At UMass Amherst, some of the main library's space is now taken up with a Learning Commons, which brings together many campus services for students, computers, group study spaces, and library help. It has become a vibrant, busy place again, and traffic at the reference desk has risen substantially. So yes, it is student space, but that has long been a role of the library, and here, at least, it's use has taken a sharp rise, along with use (including circulation) of library resources. A flash in the pan? Time will tell.
I wonder whether in succeeding years, students will arrive at college or university with more expertise in searching out information, or less. I see no substantial change (over 12 years) in their initial understanding about peer review or about levels of authoritative information. Imparting that is one of the reference librarian's roles, and one I hope to continue providing.

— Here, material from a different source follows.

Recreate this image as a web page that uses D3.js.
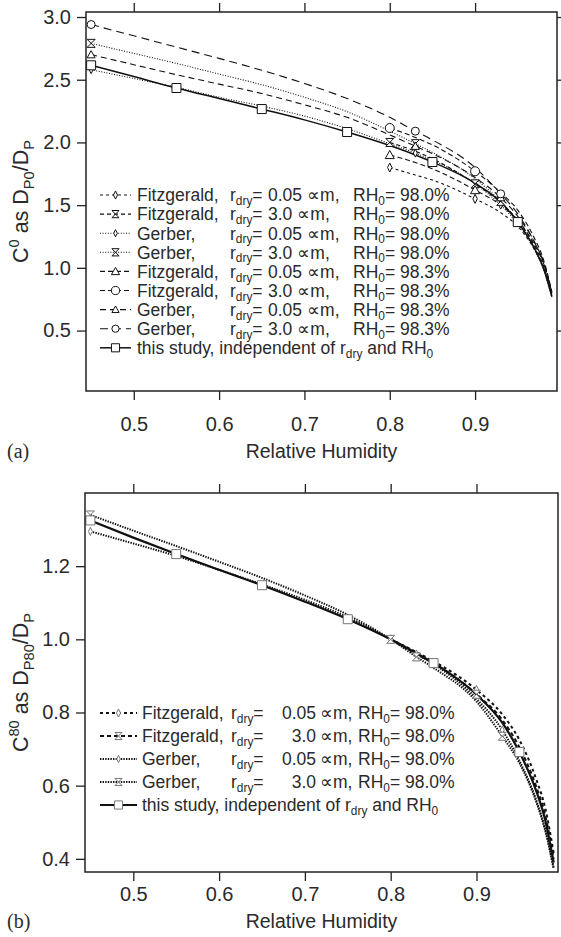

Finally, I want to make a case for the Idea of the Library - it is a symbol as well as a physical place. Even as it is becoming more virtual, the Library represents a place where people come to do research, to meet colleagues, to cross disciplinary boundaries, to discover, interpret, learn, and create. It helps an academic institution be more than a collection of departments. If it didn't exist, it would indeed need to be invented.
There would likely be a significant cut in the budget for salaries as well. In addition to eliminating the staff positions that had been dedicated to processing of physical materials, it's like that front-line personnel would be cut as well; afterall, since everything is online, why would you need a circulation desk or reference librarians?
Given space constraints on many campuses, I would also expect that library space previously used for the physical collection would be reclaimed, most likely for student use.
So, what would happen to research and teaching at Excellent College if the library's physical collection and staff were significantly reduced or cut completely and the facility itself became more of a social/study space for students? Do faculty and staff need librarians to help them navigate within the information environment, or will they be completely fine on their own?